05/12/2025
Have you ever noticed that you can feel grounded with your colleagues, shut down around a manager, hyper-alert with a client, and suddenly flooded with emotion during a performance review?
There’s a reason for that—your attachment patterns don’t switch off when you walk into the workplace.
Although many people assume attachment theory only applies to childhood bonds or intimate relationships, it plays a far bigger role in professional settings than we often realise. In my work with leaders, teams, and high-performing professionals, I see daily how attachment influences the way we respond to change, pressure, expectations, leadership dynamics, collaboration, and even creativity.
Think of attachment as your internal relationship blueprint—an operating system that drives how you seek security, navigate uncertainty, and interpret the intentions of the people around you.

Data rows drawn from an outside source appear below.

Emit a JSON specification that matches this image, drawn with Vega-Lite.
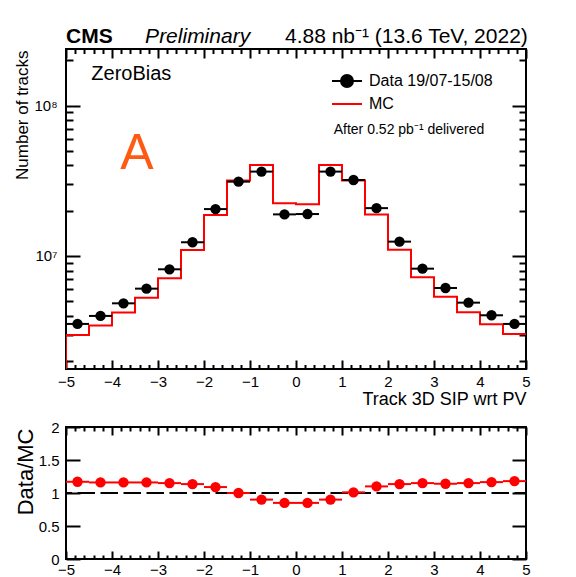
{
  "$schema": "https://vega.github.io/schema/vega-lite/v6.json",
  "background": "white",
  "padding": {"left": 12, "top": 24, "right": 5, "bottom": 0},
  "datasets": {
    "pts": [
      {"x": -4.75, "lo": -5, "hi": -4.5, "data": 3530000, "ratio": 1.17},
      {"x": -4.25, "lo": -4.5, "hi": -4, "data": 3990000, "ratio": 1.16},
      {"x": -3.75, "lo": -4, "hi": -3.5, "data": 4840000, "ratio": 1.16},
      {"x": -3.25, "lo": -3.5, "hi": -3, "data": 6060000, "ratio": 1.16},
      {"x": -2.75, "lo": -3, "hi": -2.5, "data": 8150000, "ratio": 1.15},
      {"x": -2.25, "lo": -2.5, "hi": -2, "data": 12330000, "ratio": 1.135},
      {"x": -1.75, "lo": -2, "hi": -1.5, "data": 20500000, "ratio": 1.09},
      {"x": -1.25, "lo": -1.5, "hi": -1, "data": 31200000, "ratio": 1.0},
      {"x": -0.75, "lo": -1, "hi": -0.5, "data": 36400000, "ratio": 0.9},
      {"x": -0.25, "lo": -0.5, "hi": 0, "data": 18900000, "ratio": 0.85},
      {"x": 0.25, "lo": 0, "hi": 0.5, "data": 19000000, "ratio": 0.85},
      {"x": 0.75, "lo": 0.5, "hi": 1, "data": 36400000, "ratio": 0.9},
      {"x": 1.25, "lo": 1, "hi": 1.5, "data": 32000000, "ratio": 1.01},
      {"x": 1.75, "lo": 1.5, "hi": 2, "data": 20800000, "ratio": 1.1},
      {"x": 2.25, "lo": 2, "hi": 2.5, "data": 12450000, "ratio": 1.135},
      {"x": 2.75, "lo": 2.5, "hi": 3, "data": 8230000, "ratio": 1.15},
      {"x": 3.25, "lo": 3, "hi": 3.5, "data": 6120000, "ratio": 1.14},
      {"x": 3.75, "lo": 3.5, "hi": 4, "data": 4890000, "ratio": 1.15},
      {"x": 4.25, "lo": 4, "hi": 4.5, "data": 4030000, "ratio": 1.165},
      {"x": 4.75, "lo": 4.5, "hi": 5, "data": 3530000, "ratio": 1.18}
    ],
    "mc": [
      {"edge": -5, "mc": 1700000},
      {"edge": -5, "mc": 2980000},
      {"edge": -4.5, "mc": 3440000},
      {"edge": -4, "mc": 4200000},
      {"edge": -3.5, "mc": 5280000},
      {"edge": -3, "mc": 7100000},
      {"edge": -2.5, "mc": 10960000},
      {"edge": -2, "mc": 18740000},
      {"edge": -1.5, "mc": 31700000},
      {"edge": -1, "mc": 40300000},
      {"edge": -0.5, "mc": 22400000},
      {"edge": 0, "mc": 22100000},
      {"edge": 0.5, "mc": 40300000},
      {"edge": 1, "mc": 31700000},
      {"edge": 1.5, "mc": 18900000},
      {"edge": 2, "mc": 11000000},
      {"edge": 2.5, "mc": 7210000},
      {"edge": 3, "mc": 5360000},
      {"edge": 3.5, "mc": 4220000},
      {"edge": 4, "mc": 3510000},
      {"edge": 4.5, "mc": 3030000},
      {"edge": 5, "mc": 3030000}
    ]
  },
  "vconcat": [
    {
      "width": 460,
      "height": 320,
      "layer": [
        {
          "data": {"name": "mc"},
          "mark": {"type": "line", "interpolate": "step-after", "strokeWidth": 2, "clip": true},
          "encoding": {
            "x": {
              "field": "edge", "type": "quantitative",
              "scale": {"domain": [-5, 5], "nice": false, "zero": false},
              "axis": {
                "orient": "bottom",
                "values": [-5,-4.8,-4.6,-4.4,-4.2,-4,-3.8,-3.6,-3.4,-3.2,-3,-2.8,-2.6,-2.4,-2.2,-2,-1.8,-1.6,-1.4,-1.2,-1,-0.8,-0.6,-0.4,-0.2,0,0.2,0.4,0.6,0.8,1,1.2,1.4,1.6,1.8,2,2.2,2.4,2.6,2.8,3,3.2,3.4,3.6,3.8,4,4.2,4.4,4.6,4.8,5],
                "tickSize": {"condition": {"test": "abs(datum.value - round(datum.value)) < 0.01", "value": -9}, "value": -4.5},
                "labelExpr": "abs(datum.value - round(datum.value)) < 0.01 ? format(round(datum.value), 'd') : ''",
                "labelPadding": 14.5,
                "title": "Track 3D SIP wrt PV",
                "titleFontSize": 18,
                "titleAnchor": "end",
                "titleAlign": "right",
                "titleBaseline": "alphabetic",
                "titleY": 35.5
              }
            },
            "y": {
              "field": "mc", "type": "quantitative",
              "scale": {"type": "log", "domain": [1770000, 238000000], "nice": false},
              "axis": {
                "orient": "left",
                "values": [2000000,3000000,4000000,5000000,6000000,7000000,8000000,9000000,10000000,20000000,30000000,40000000,50000000,60000000,70000000,80000000,90000000,100000000,200000000],
                "tickSize": {"condition": {"test": "datum.value == 10000000 || datum.value == 100000000", "value": -14}, "value": -7},
                "labelExpr": "datum.value == 10000000 ? '10⁷' : datum.value == 100000000 ? '10⁸' : ''",
                "labelPadding": 23,
                "title": "Number of tracks",
                "titleFontSize": 17,
                "titleAngle": -90,
                "titleAlign": "right",
                "titleBaseline": "alphabetic",
                "titleX": -38.5,
                "titleY": 1
              }
            },
            "stroke": {
              "datum": "MC", "type": "nominal",
              "scale": {"domain": ["MC"], "range": ["#ff0000"]},
              "legend": {
                "orient": "none", "legendX": 265, "legendY": 39, "title": null, "padding": 0,
                "symbolType": "stroke", "symbolSize": 900, "symbolStrokeWidth": 2,
                "labelOffset": 6, "labelFontSize": 16
              }
            }
          }
        },
        {
          "data": {"name": "pts"},
          "mark": {"type": "rule", "strokeWidth": 2, "color": "black"},
          "encoding": {
            "x": {
              "field": "lo", "type": "quantitative",
              "axis": {
                "orient": "top",
                "values": [-5,-4.8,-4.6,-4.4,-4.2,-4,-3.8,-3.6,-3.4,-3.2,-3,-2.8,-2.6,-2.4,-2.2,-2,-1.8,-1.6,-1.4,-1.2,-1,-0.8,-0.6,-0.4,-0.2,0,0.2,0.4,0.6,0.8,1,1.2,1.4,1.6,1.8,2,2.2,2.4,2.6,2.8,3,3.2,3.4,3.6,3.8,4,4.2,4.4,4.6,4.8,5],
                "tickSize": {"condition": {"test": "abs(datum.value - round(datum.value)) < 0.01", "value": -9}, "value": -4.5},
                "labels": false, "title": null
              }
            },
            "x2": {"field": "hi"},
            "y": {
              "field": "data", "type": "quantitative",
              "axis": {
                "orient": "right",
                "values": [2000000,3000000,4000000,5000000,6000000,7000000,8000000,9000000,10000000,20000000,30000000,40000000,50000000,60000000,70000000,80000000,90000000,100000000,200000000],
                "tickSize": {"condition": {"test": "datum.value == 10000000 || datum.value == 100000000", "value": -14}, "value": -7},
                "labels": false, "title": null
              }
            }
          }
        },
        {
          "data": {"name": "pts"},
          "mark": {"type": "point", "filled": true, "size": 107, "opacity": 1},
          "encoding": {
            "x": {"field": "x", "type": "quantitative", "axis": null},
            "y": {"field": "data", "type": "quantitative", "axis": null},
            "color": {
              "datum": "Data 19/07-15/08", "type": "nominal",
              "scale": {"domain": ["Data 19/07-15/08"], "range": ["black"]},
              "legend": {
                "orient": "none", "legendX": 265, "legendY": 16, "title": null, "padding": 0,
                "symbolType": "M-1,0H1M0.4,0A0.4,0.4,0,1,1,-0.4,0A0.4,0.4,0,1,1,0.4,0Z",
                "symbolSize": 900, "symbolStrokeWidth": 2, "symbolStrokeColor": "black", "symbolFillColor": "black",
                "labelOffset": 6, "labelFontSize": 16
              }
            }
          }
        },
        {
          "data": {"values": [{}]},
          "mark": {"type": "text", "text": "CMS", "fontSize": 21, "fontWeight": "bold", "align": "left", "baseline": "alphabetic", "clip": false, "color": "black"},
          "encoding": {"x": {"datum": -5, "type": "quantitative", "axis": null}, "y": {"datum": 261000000, "type": "quantitative", "axis": null}}
        },
        {
          "data": {"values": [{}]},
          "mark": {"type": "text", "text": "Preliminary", "fontSize": 21, "fontStyle": "italic", "align": "left", "baseline": "alphabetic", "clip": false, "color": "black"},
          "encoding": {"x": {"datum": -3.28, "type": "quantitative", "axis": null}, "y": {"datum": 261000000, "type": "quantitative", "axis": null}}
        },
        {
          "data": {"values": [{}]},
          "mark": {"type": "text", "text": "4.88 nb⁻¹ (13.6 TeV, 2022)", "fontSize": 21, "align": "right", "baseline": "alphabetic", "clip": false, "color": "black"},
          "encoding": {"x": {"datum": 5.04, "type": "quantitative", "axis": null}, "y": {"datum": 261000000, "type": "quantitative", "axis": null}}
        },
        {
          "data": {"values": [{}]},
          "mark": {"type": "text", "text": "ZeroBias", "fontSize": 20, "align": "left", "baseline": "alphabetic", "clip": false, "color": "black"},
          "encoding": {"x": {"datum": -4.45, "type": "quantitative", "axis": null}, "y": {"datum": 148000000, "type": "quantitative", "axis": null}}
        },
        {
          "data": {"values": [{}]},
          "mark": {"type": "text", "text": "A", "fontSize": 50, "align": "left", "baseline": "alphabetic", "clip": false, "color": "#ff5a14"},
          "encoding": {"x": {"datum": -3.82, "type": "quantitative", "axis": null}, "y": {"datum": 38000000, "type": "quantitative", "axis": null}}
        },
        {
          "data": {"values": [{}]},
          "mark": {"type": "text", "text": "After 0.52 pb⁻¹ delivered", "fontSize": 14, "align": "left", "baseline": "alphabetic", "clip": false, "color": "black"},
          "encoding": {"x": {"datum": 0.82, "type": "quantitative", "axis": null}, "y": {"datum": 64700000, "type": "quantitative", "axis": null}}
        }
      ],
      "resolve": {"axis": {"x": "independent", "y": "independent"}}
    },
    {
      "width": 460,
      "height": 132,
      "layer": [
        {
          "data": {"values": [{}]},
          "mark": {"type": "rule", "strokeDash": [17.5, 5.5], "strokeDashOffset": 6, "strokeWidth": 2, "color": "black"},
          "encoding": {
            "y": {
              "datum": 1, "type": "quantitative",
              "scale": {"domain": [0, 2], "nice": false, "zero": true},
              "axis": {
                "orient": "left",
                "values": [0, 0.5, 1, 1.5, 2],
                "tickSize": -14,
                "format": "~g",
                "labelPadding": 21,
                "title": "Data/MC",
                "titleFontSize": 22,
                "titleAngle": -90,
                "titleAlign": "right",
                "titleBaseline": "alphabetic",
                "titleX": -33.3,
                "titleY": 1
              }
            }
          }
        },
        {
          "data": {"name": "pts"},
          "mark": {"type": "rule", "strokeWidth": 2, "color": "#ff0000"},
          "encoding": {
            "x": {
              "field": "lo", "type": "quantitative",
              "scale": {"domain": [-5, 5], "nice": false, "zero": false},
              "axis": {
                "orient": "bottom",
                "values": [-5,-4.8,-4.6,-4.4,-4.2,-4,-3.8,-3.6,-3.4,-3.2,-3,-2.8,-2.6,-2.4,-2.2,-2,-1.8,-1.6,-1.4,-1.2,-1,-0.8,-0.6,-0.4,-0.2,0,0.2,0.4,0.6,0.8,1,1.2,1.4,1.6,1.8,2,2.2,2.4,2.6,2.8,3,3.2,3.4,3.6,3.8,4,4.2,4.4,4.6,4.8,5],
                "tickSize": {"condition": {"test": "abs(datum.value - round(datum.value)) < 0.01", "value": -8}, "value": -4},
                "labelExpr": "abs(datum.value - round(datum.value)) < 0.01 ? format(round(datum.value), 'd') : ''",
                "labelPadding": 11,
                "title": null
              }
            },
            "x2": {"field": "hi"},
            "y": {
              "field": "ratio", "type": "quantitative",
              "axis": {
                "orient": "right",
                "values": [0, 0.5, 1, 1.5, 2],
                "tickSize": -14,
                "labels": false, "title": null
              }
            }
          }
        },
        {
          "data": {"name": "pts"},
          "mark": {"type": "point", "filled": true, "size": 107, "opacity": 1, "color": "#ff0000"},
          "encoding": {
            "x": {
              "field": "x", "type": "quantitative",
              "axis": {
                "orient": "top",
                "values": [-5,-4.8,-4.6,-4.4,-4.2,-4,-3.8,-3.6,-3.4,-3.2,-3,-2.8,-2.6,-2.4,-2.2,-2,-1.8,-1.6,-1.4,-1.2,-1,-0.8,-0.6,-0.4,-0.2,0,0.2,0.4,0.6,0.8,1,1.2,1.4,1.6,1.8,2,2.2,2.4,2.6,2.8,3,3.2,3.4,3.6,3.8,4,4.2,4.4,4.6,4.8,5],
                "tickSize": {"condition": {"test": "abs(datum.value - round(datum.value)) < 0.01", "value": -8}, "value": -4},
                "labels": false, "title": null
              }
            },
            "y": {"field": "ratio", "type": "quantitative", "axis": null}
          }
        }
      ],
      "resolve": {"axis": {"x": "independent", "y": "independent"}}
    }
  ],
  "spacing": 58,
  "bounds": "flush",
  "config": {
    "font": "Liberation Sans",
    "view": {"stroke": "black", "strokeWidth": 2},
    "axis": {
      "domain": false, "grid": false,
      "labelFont": "Liberation Sans", "labelFontSize": 15, "labelColor": "black",
      "tickColor": "black", "tickWidth": 2,
      "titleFont": "Liberation Sans", "titleFontWeight": "normal", "titleColor": "black",
      "labelOverlap": false, "labelFlush": false, "labelBound": false
    },
    "legend": {"labelFont": "Liberation Sans", "labelColor": "black"},
    "text": {"font": "Liberation Sans"}
  }
}
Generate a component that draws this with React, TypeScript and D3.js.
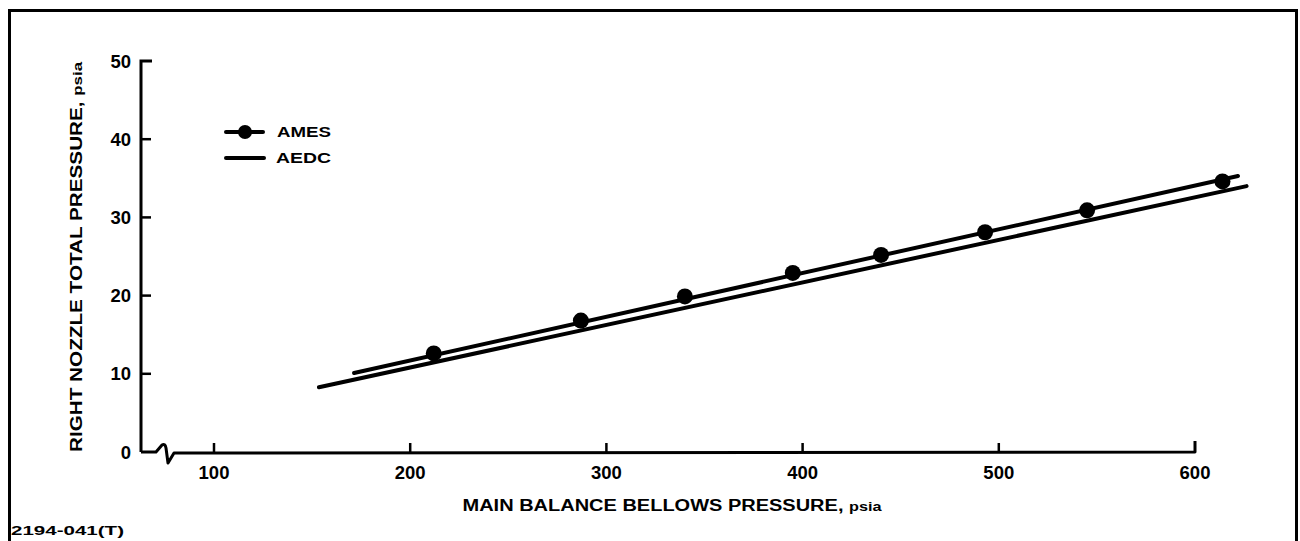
import React from "react";
import * as d3 from "d3";

// Measured AMES points: main balance bellows pressure vs right nozzle total pressure (psia)
const amesBellows = [212, 287, 340, 395, 440, 493, 545, 614];
const amesNozzle = [12.6, 16.8, 19.9, 22.9, 25.2, 28.1, 30.9, 34.6];

// Fitted line through the AMES points (end points)
const amesLineBellows = [171.4, 621.9];
const amesLineNozzle = [10.1, 35.3];

// AEDC calibration line (end points)
const aedcLineBellows = [153.5, 626.3];
const aedcLineNozzle = [8.27, 34.0];

const xTicks = [100, 200, 300, 400, 500, 600];
const yTicks = [0, 10, 20, 30, 40, 50];

const W = 1300;
const H = 541;
const FONT = "'Liberation Sans', Arial, Helvetica, sans-serif";

export default function App() {
  const x = d3.scaleLinear().domain([100, 600]).range([214, 1195]);
  const y = d3.scaleLinear().domain([0, 50]).range([452, 61]);
  const axisX = 141;
  const y0 = y(0);

  const line = d3
    .line<[number, number]>()
    .x((d) => x(d[0]))
    .y((d) => y(d[1]));

  const amesLine: [number, number][] = amesLineBellows.map((b, i) => [b, amesLineNozzle[i]]);
  const aedcLine: [number, number][] = aedcLineBellows.map((b, i) => [b, aedcLineNozzle[i]]);

  // x axis with a break symbol just right of the origin
  const xAxisPath =
    `M${axisX},${y0} L${axisX + 15},${y0} ` +
    `L${axisX + 21},${y0 - 7} ` +
    `Q${axisX + 24},${y0 - 9} ${axisX + 25},${y0 - 4} ` +
    `L${axisX + 27},${y0 + 11} ` +
    `L${axisX + 33},${y0 + 1} L${x(600)},${y0} L${x(600)},${y0 - 11}`;

  return (
    <svg
      width={W}
      height={H}
      viewBox={`0 0 ${W} ${H}`}
      style={{ position: "absolute", left: 0, top: 0, background: "#fff" }}
      fontFamily={FONT}
    >
      <rect x={0} y={0} width={W} height={H} fill="#fff" />
      {/* frame */}
      <path d={`M9.5,${H} L9.5,10.5 L1296.5,10.5 L1296.5,${H}`} fill="none" stroke="#000" strokeWidth={3} />

      {/* y axis */}
      <path d={`M${axisX + 11},${y(50)} L${axisX},${y(50)} L${axisX},${y0}`} fill="none" stroke="#000" strokeWidth={3} />
      {yTicks.slice(1, -1).map((t) => (
        <line key={t} x1={axisX} x2={axisX + 10} y1={y(t)} y2={y(t)} stroke="#000" strokeWidth={2.5} />
      ))}
      {yTicks.map((t) => (
        <text
          key={t}
          x={axisX - 10}
          y={y(t) + 6.5}
          textAnchor="end"
          fontSize={18.5}
          fontWeight="bold"
          fill="#000"
        >
          {t}
        </text>
      ))}

      {/* x axis */}
      <path d={xAxisPath} fill="none" stroke="#000" strokeWidth={3} strokeLinejoin="round" />
      {xTicks.slice(0, -1).map((t) => (
        <line key={t} x1={x(t)} x2={x(t)} y1={y0} y2={y0 - 9} stroke="#000" strokeWidth={2.5} />
      ))}
      {xTicks.map((t) => (
        <text key={t} x={x(t)} y={479} textAnchor="middle" fontSize={18.5} fontWeight="bold" fill="#000">
          {t}
        </text>
      ))}

      {/* axis titles */}
      <text
        x={672}
        y={511}
        textAnchor="middle"
        fontSize={16}
        fontWeight="bold"
        textLength={419}
        lengthAdjust="spacingAndGlyphs"
      >
        MAIN BALANCE BELLOWS PRESSURE, <tspan fontSize={13}>psia</tspan>
      </text>
      <text
        transform={`translate(82,257) rotate(-90)`}
        textAnchor="middle"
        fontSize={16}
        fontWeight="bold"
        textLength={390}
        lengthAdjust="spacingAndGlyphs"
      >
        RIGHT NOZZLE TOTAL PRESSURE, <tspan fontSize={13}>psia</tspan>
      </text>

      {/* data lines */}
      <path d={line(aedcLine) ?? ""} fill="none" stroke="#000" strokeWidth={4} strokeLinecap="round" />
      <path d={line(amesLine) ?? ""} fill="none" stroke="#000" strokeWidth={4} strokeLinecap="round" />
      {amesBellows.map((b, i) => (
        <circle key={b} cx={x(b)} cy={y(amesNozzle[i])} r={8} fill="#000" />
      ))}

      {/* legend */}
      <line x1={226} x2={263} y1={132} y2={132} stroke="#000" strokeWidth={4} strokeLinecap="round" />
      <circle cx={245} cy={132} r={7} fill="#000" />
      <text x={277} y={137} fontSize={14} fontWeight="bold" textLength={54} lengthAdjust="spacingAndGlyphs">
        AMES
      </text>
      <line x1={226} x2={264} y1={158} y2={158} stroke="#000" strokeWidth={4} strokeLinecap="round" />
      <text x={276} y={163} fontSize={14} fontWeight="bold" textLength={55} lengthAdjust="spacingAndGlyphs">
        AEDC
      </text>

      {/* figure number */}
      <text x={11} y={535} fontSize={13} fontWeight="bold" textLength={113} lengthAdjust="spacingAndGlyphs">
        2194-041(T)
      </text>
    </svg>
  );
}
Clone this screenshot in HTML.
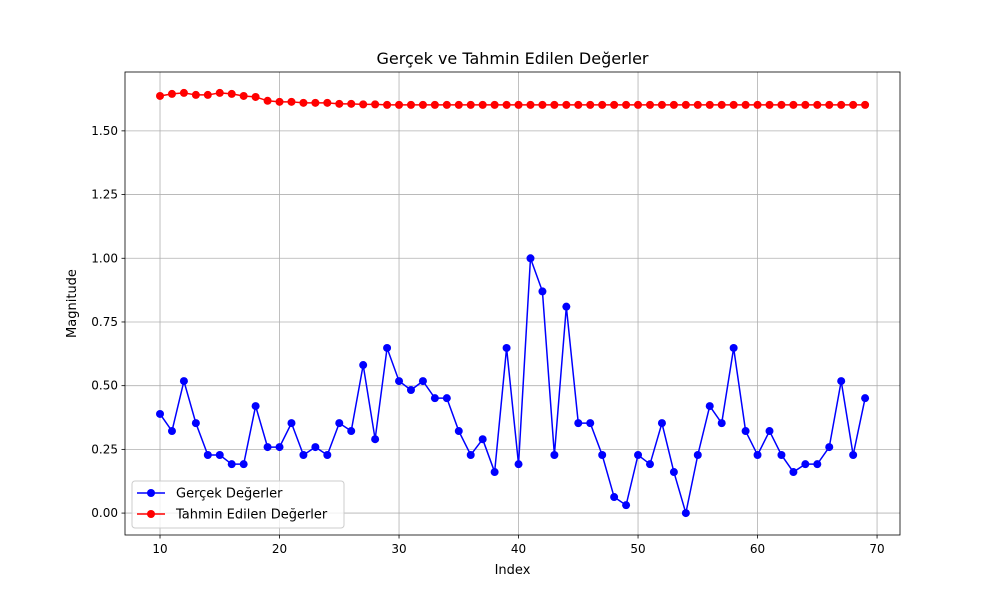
<!DOCTYPE html>
<html><head><meta charset="utf-8"><style>
body{margin:0;background:#fff;font-family:"Liberation Sans","DejaVu Sans",sans-serif}
svg text{font-family:"DejaVu Sans","Liberation Sans",sans-serif}
</style></head><body>
<svg id="c" width="1000" height="600"></svg>
<script>
const indices=[];for(let i=10;i<=69;i++)indices.push(i);
const actualValues=[0.389,0.322,0.518,0.353,0.228,0.228,0.192,0.192,0.42,0.259,0.259,0.353,0.228,0.259,0.228,0.353,0.322,0.581,0.29,0.648,0.518,0.483,0.518,0.451,0.451,0.322,0.228,0.29,0.161,0.648,0.192,1.0,0.87,0.228,0.81,0.353,0.353,0.228,0.063,0.031,0.228,0.192,0.353,0.161,0,0.228,0.42,0.353,0.648,0.322,0.228,0.322,0.228,0.161,0.192,0.192,0.259,0.518,0.228,0.451];
const predictedValues=[1.637,1.645,1.649,1.641,1.641,1.649,1.645,1.637,1.633,1.618,1.614,1.614,1.61,1.61,1.61,1.606,1.606,1.604,1.604,1.602,1.602,1.602,1.602,1.602,1.602,1.602,1.602,1.602,1.602,1.602,1.602,1.602,1.602,1.602,1.602,1.602,1.602,1.602,1.602,1.602,1.602,1.602,1.602,1.602,1.602,1.602,1.602,1.602,1.602,1.602,1.602,1.602,1.602,1.602,1.602,1.602,1.602,1.602,1.602,1.602];
const xTicks=[10,20,30,40,50,60,70];
const yTicks=[0,0.25,0.5,0.75,1.0,1.25,1.5];
const L=125,R=900,T=72,B=535,xMin=7.07,xMax=71.92,yMin=-0.086,yMax=1.731;
const sx=v=>L+(v-xMin)/(xMax-xMin)*(R-L);
const sy=v=>B-(v-yMin)/(yMax-yMin)*(B-T);
const svg=document.getElementById('c');const NS='http://www.w3.org/2000/svg';
function el(t,a,p){const e=document.createElementNS(NS,t);for(const k in a)e.setAttribute(k,a[k]);(p||svg).appendChild(e);return e;}
xTicks.forEach(v=>{const x=sx(v);
const g=el('line',{x1:x,x2:x,y1:T,y2:B,stroke:'#b0b0b0','stroke-width':0.8});

el('line',{x1:x,x2:x,y1:B,y2:B+3.5,stroke:'#000','stroke-width':0.8});
const t=el('text',{x:x,y:B+18,'text-anchor':'middle','font-size':12});t.textContent=v;
});
yTicks.forEach(v=>{const y=sy(v);
const g=el('line',{x1:L,x2:R,y1:y,y2:y,stroke:'#b0b0b0','stroke-width':0.8});

el('line',{x1:L-3.5,x2:L,y1:y,y2:y,stroke:'#000','stroke-width':0.8});
const t=el('text',{x:L-7,y:y+4,'text-anchor':'end','font-size':12});t.textContent=v.toFixed(2);
});
function series(vals,color,name){
const pts=vals.map((v,i)=>sx(indices[i])+','+sy(v)).join(' ');
const p=el('polyline',{points:pts,fill:'none',stroke:color,'stroke-width':1.5});

vals.forEach((v,i)=>{const c=el('circle',{cx:sx(indices[i]),cy:sy(v),r:4,fill:color});
});}
series(actualValues,'#0000ff','actual');
series(predictedValues,'#ff0000','predicted');
const fr=el('rect',{x:L,y:T,width:R-L,height:B-T,fill:'none',stroke:'#000','stroke-width':0.8});

const ti=el('text',{x:(L+R)/2,y:64,'text-anchor':'middle','font-size':16});ti.textContent='Gerçek ve Tahmin Edilen Değerler';

const xl=el('text',{x:(L+R)/2,y:574,'text-anchor':'middle','font-size':13});xl.textContent='Index';

const yl=el('text',{x:0,y:0,'text-anchor':'middle','font-size':13,transform:'translate(76,'+((T+B)/2)+') rotate(-90)'});yl.textContent='Magnitude';

const lg=el('g',{});
el('rect',{x:132,y:481,width:212,height:47,rx:3,fill:'#fff','fill-opacity':0.8,stroke:'#ccc'},lg);
[['Gerçek Değerler','#0000ff',493],['Tahmin Edilen Değerler','#ff0000',514]].forEach(([n,c,y])=>{
const e=el('g',{},lg);
el('line',{x1:137,x2:165,y1:y,y2:y,stroke:c,'stroke-width':1.5},e);
el('circle',{cx:151,cy:y,r:4,fill:c},e);
const t=el('text',{x:176,y:y+4.5,'font-size':13},e);t.textContent=n;});
</script></body></html>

Here’s how the four core patterns commonly show up at work:
Secure Attachment
Grounded, reliable, and constructive under stress. They communicate clearly, take feedback in stride, and naturally strengthen team culture. While they often become the steady anchor in a team, they can overlook risks when they assume trust is mutual without checking.
Anxious Attachment
Attuned, committed, and deeply invested in relationships. They think carefully, work hard, and try to pre-empt problems, but may second-guess themselves or overextend to feel safe. With boundaries and more direct communication, their emotional insight becomes a genuine asset.
Avoidant Attachment
Independent, composed, and organised in challenging environments. They like room to think and work, but may withdraw from emotional conversations or be misread as detached. When they treat emotions as information instead of intrusion, they often become clear, measured decision-makers.
Disorganised Attachment
Intuitive, imaginative, and often ten steps ahead. They bring strong instincts and unconventional ideas, but can react unpredictably when stressed. With stability, clarity, and consistent relational support, their creativity often becomes a catalyst for innovation.
Here’s the part most professionals overlook:
Attachment isn’t a fixed personality label—it shifts based on context, power dynamics, and perceived safety. Our reactions at work are often less about the task and more about the relational environment surrounding it.
The real opportunity?
Don’t battle your attachment patterns—use them.
Every style holds strengths. The key is learning to recognise, regulate, and harness them in ways that support your wellbeing and career.